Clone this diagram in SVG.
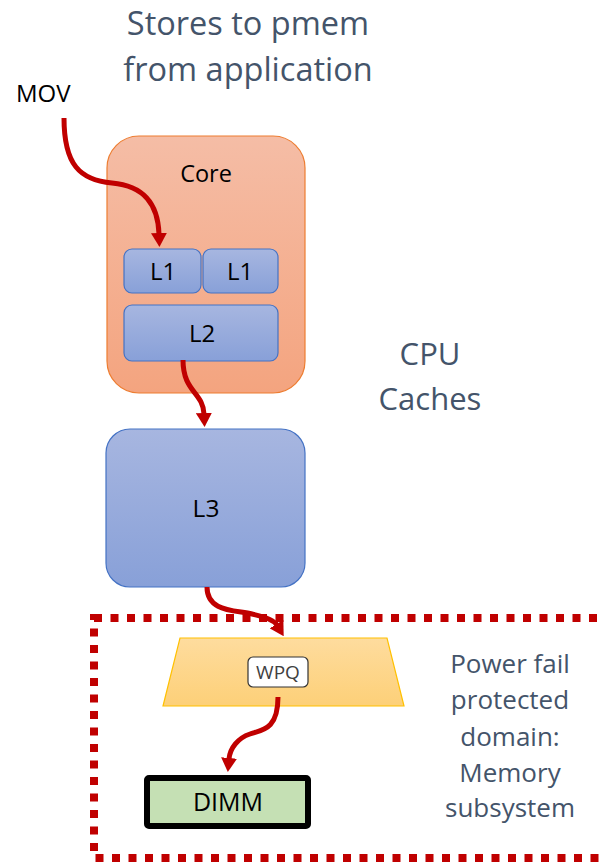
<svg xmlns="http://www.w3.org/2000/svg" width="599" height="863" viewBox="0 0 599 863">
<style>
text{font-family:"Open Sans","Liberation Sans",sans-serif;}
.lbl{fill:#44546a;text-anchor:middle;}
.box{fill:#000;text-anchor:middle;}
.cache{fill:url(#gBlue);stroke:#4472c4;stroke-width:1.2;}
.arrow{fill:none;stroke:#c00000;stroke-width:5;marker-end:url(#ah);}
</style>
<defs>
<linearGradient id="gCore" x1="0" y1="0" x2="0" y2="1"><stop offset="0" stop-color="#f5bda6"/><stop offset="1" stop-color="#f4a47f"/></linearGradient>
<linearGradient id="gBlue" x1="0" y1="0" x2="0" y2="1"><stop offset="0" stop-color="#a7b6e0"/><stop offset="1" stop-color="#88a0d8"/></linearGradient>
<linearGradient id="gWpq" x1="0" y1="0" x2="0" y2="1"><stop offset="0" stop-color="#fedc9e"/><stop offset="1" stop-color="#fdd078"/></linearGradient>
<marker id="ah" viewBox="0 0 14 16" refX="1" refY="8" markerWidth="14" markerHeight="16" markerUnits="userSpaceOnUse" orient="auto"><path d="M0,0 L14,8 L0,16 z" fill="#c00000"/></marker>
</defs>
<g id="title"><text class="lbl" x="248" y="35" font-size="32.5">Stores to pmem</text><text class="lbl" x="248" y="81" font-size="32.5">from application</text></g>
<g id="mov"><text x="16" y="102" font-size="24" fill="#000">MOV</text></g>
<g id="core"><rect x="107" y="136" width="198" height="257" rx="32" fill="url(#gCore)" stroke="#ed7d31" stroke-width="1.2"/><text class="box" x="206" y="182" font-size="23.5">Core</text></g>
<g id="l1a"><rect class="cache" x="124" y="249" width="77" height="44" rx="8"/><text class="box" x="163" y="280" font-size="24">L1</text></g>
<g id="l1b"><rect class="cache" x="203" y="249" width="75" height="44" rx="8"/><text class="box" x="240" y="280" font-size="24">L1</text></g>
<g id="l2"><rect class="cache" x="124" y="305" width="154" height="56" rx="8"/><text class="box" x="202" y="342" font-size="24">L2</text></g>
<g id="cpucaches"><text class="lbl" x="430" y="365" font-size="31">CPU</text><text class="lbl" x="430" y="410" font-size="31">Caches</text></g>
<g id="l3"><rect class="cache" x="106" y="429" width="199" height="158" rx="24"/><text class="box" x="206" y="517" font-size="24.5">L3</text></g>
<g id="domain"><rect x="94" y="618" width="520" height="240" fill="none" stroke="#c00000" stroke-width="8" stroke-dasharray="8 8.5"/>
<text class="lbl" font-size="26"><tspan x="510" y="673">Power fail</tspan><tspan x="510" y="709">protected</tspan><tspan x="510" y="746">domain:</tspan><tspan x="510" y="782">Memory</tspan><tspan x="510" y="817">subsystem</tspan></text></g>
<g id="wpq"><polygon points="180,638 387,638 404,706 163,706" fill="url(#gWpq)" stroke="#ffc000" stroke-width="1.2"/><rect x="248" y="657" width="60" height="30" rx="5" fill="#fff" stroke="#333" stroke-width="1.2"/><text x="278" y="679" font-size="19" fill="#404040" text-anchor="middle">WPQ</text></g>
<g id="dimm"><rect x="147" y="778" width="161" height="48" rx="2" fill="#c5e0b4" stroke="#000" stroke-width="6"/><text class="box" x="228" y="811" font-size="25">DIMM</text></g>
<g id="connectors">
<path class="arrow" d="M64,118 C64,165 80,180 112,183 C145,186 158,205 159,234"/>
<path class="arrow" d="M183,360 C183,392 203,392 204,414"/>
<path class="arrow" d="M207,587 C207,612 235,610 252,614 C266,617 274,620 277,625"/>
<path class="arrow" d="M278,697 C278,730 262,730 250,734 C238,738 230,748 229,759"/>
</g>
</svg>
********
**TASK DIRECTIONS**
Every line above should be returned exactly; the pictures stay out.

**RESPONSE BELOW**
Clone this diagram in SVG.
<svg xmlns="http://www.w3.org/2000/svg" width="599" height="863" viewBox="0 0 599 863">
<style>
text{font-family:"Open Sans","Liberation Sans",sans-serif;}
.lbl{fill:#44546a;text-anchor:middle;}
.box{fill:#000;text-anchor:middle;}
.cache{fill:url(#gBlue);stroke:#4472c4;stroke-width:1.2;}
.arrow{fill:none;stroke:#c00000;stroke-width:5;marker-end:url(#ah);}
</style>
<defs>
<linearGradient id="gCore" x1="0" y1="0" x2="0" y2="1"><stop offset="0" stop-color="#f5bda6"/><stop offset="1" stop-color="#f4a47f"/></linearGradient>
<linearGradient id="gBlue" x1="0" y1="0" x2="0" y2="1"><stop offset="0" stop-color="#a7b6e0"/><stop offset="1" stop-color="#88a0d8"/></linearGradient>
<linearGradient id="gWpq" x1="0" y1="0" x2="0" y2="1"><stop offset="0" stop-color="#fedc9e"/><stop offset="1" stop-color="#fdd078"/></linearGradient>
<marker id="ah" viewBox="0 0 14 16" refX="1" refY="8" markerWidth="14" markerHeight="16" markerUnits="userSpaceOnUse" orient="auto"><path d="M0,0 L14,8 L0,16 z" fill="#c00000"/></marker>
</defs>
<g id="title"><text class="lbl" x="248" y="35" font-size="32.5">Stores to pmem</text><text class="lbl" x="248" y="81" font-size="32.5">from application</text></g>
<g id="mov"><text x="16" y="102" font-size="24" fill="#000">MOV</text></g>
<g id="core"><rect x="107" y="136" width="198" height="257" rx="32" fill="url(#gCore)" stroke="#ed7d31" stroke-width="1.2"/><text class="box" x="206" y="182" font-size="23.5">Core</text></g>
<g id="l1a"><rect class="cache" x="124" y="249" width="77" height="44" rx="8"/><text class="box" x="163" y="280" font-size="24">L1</text></g>
<g id="l1b"><rect class="cache" x="203" y="249" width="75" height="44" rx="8"/><text class="box" x="240" y="280" font-size="24">L1</text></g>
<g id="l2"><rect class="cache" x="124" y="305" width="154" height="56" rx="8"/><text class="box" x="202" y="342" font-size="24">L2</text></g>
<g id="cpucaches"><text class="lbl" x="430" y="365" font-size="31">CPU</text><text class="lbl" x="430" y="410" font-size="31">Caches</text></g>
<g id="l3"><rect class="cache" x="106" y="429" width="199" height="158" rx="24"/><text class="box" x="206" y="517" font-size="24.5">L3</text></g>
<g id="domain"><rect x="94" y="618" width="520" height="240" fill="none" stroke="#c00000" stroke-width="8" stroke-dasharray="8 8.5"/>
<text class="lbl" font-size="26"><tspan x="510" y="673">Power fail</tspan><tspan x="510" y="709">protected</tspan><tspan x="510" y="746">domain:</tspan><tspan x="510" y="782">Memory</tspan><tspan x="510" y="817">subsystem</tspan></text></g>
<g id="wpq"><polygon points="180,638 387,638 404,706 163,706" fill="url(#gWpq)" stroke="#ffc000" stroke-width="1.2"/><rect x="248" y="657" width="60" height="30" rx="5" fill="#fff" stroke="#333" stroke-width="1.2"/><text x="278" y="679" font-size="19" fill="#404040" text-anchor="middle">WPQ</text></g>
<g id="dimm"><rect x="147" y="778" width="161" height="48" rx="2" fill="#c5e0b4" stroke="#000" stroke-width="6"/><text class="box" x="228" y="811" font-size="25">DIMM</text></g>
<g id="connectors">
<path class="arrow" d="M64,118 C64,165 80,180 112,183 C145,186 158,205 159,234"/>
<path class="arrow" d="M183,360 C183,392 203,392 204,414"/>
<path class="arrow" d="M207,587 C207,612 235,610 252,614 C266,617 274,620 277,625"/>
<path class="arrow" d="M278,697 C278,730 262,730 250,734 C238,738 230,748 229,759"/>
</g>
</svg>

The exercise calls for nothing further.